Series background & context
The Toronto Trilogy is a slightly unusual Davies sequence because it is unfinished. The books we have are Murther and Walking Spirits and The Cunning Man, two late novels that share a Toronto setting and many of the same interests, even if they are not built like a tight, step by step trilogy.
What links them first is the city itself. This is old, layered Toronto, a place of churches, hospitals, newspapers, film people, scholars, and complicated families. Davies uses the city not as scenery but as a social web where private histories keep pressing against public life.
In Murther and Walking Spirits, Connor Gilmartin is killed almost at once and has to watch what comes next from the other side of death. The novel then opens out into a strange film festival in which he is shown the lives of his ancestors. That gives Davies room to move between ghost story, family chronicle, satire, and meditation on how identity gets handed down from one generation to the next.
The Cunning Man is more grounded on the surface, but only on the surface. Its narrator, Dr. Jonathan Hullah, is a Toronto physician whose nickname comes from his unusual gift for diagnosis and his refusal to see patients as bodies alone. When a priest dies at the altar on Good Friday, Hullah begins to look back over his own life, his circle of friends, and the moral puzzles that have followed him for years.
There are also quiet links between the books. Gil Gilmartin turns up again in The Cunning Man as Hullah's godson, which helps confirm that Davies meant these late Toronto novels to speak to one another. The connection matters because both books are interested in the same kinds of people: critics, doctors, priests, journalists, and other professional observers who are good at reading the world, but not always good at reading themselves.

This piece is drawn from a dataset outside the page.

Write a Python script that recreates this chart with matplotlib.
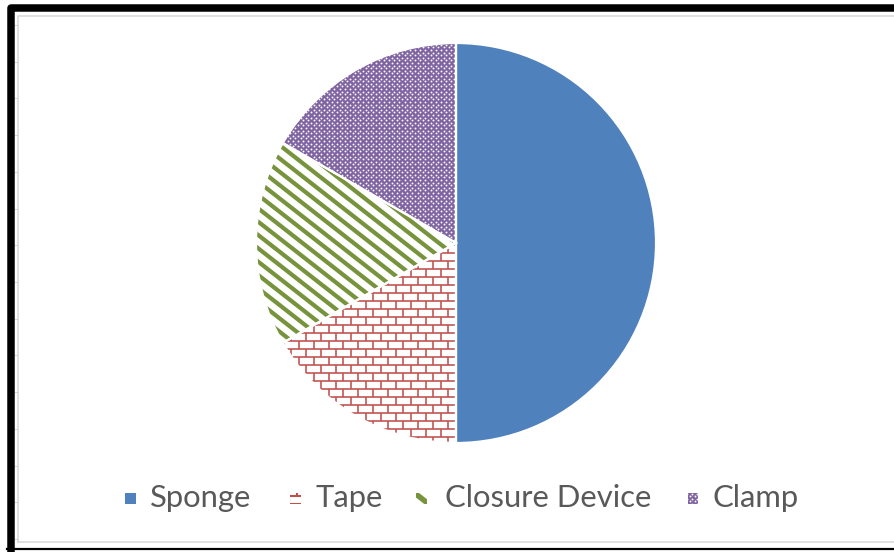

That is the real tone of this series.
If you come here expecting a fast, plot driven urban saga, this is not quite it. These are reflective, witty, idea rich novels about memory, death, belief, medicine, and the stories people tell to make sense of themselves. Davies planned a third Toronto book but did not live to finish it. Even as it stands, the sequence has a distinct late style, looser, darker, more intimate, and very interested in the boundary between the visible world and whatever may be waiting just beside it.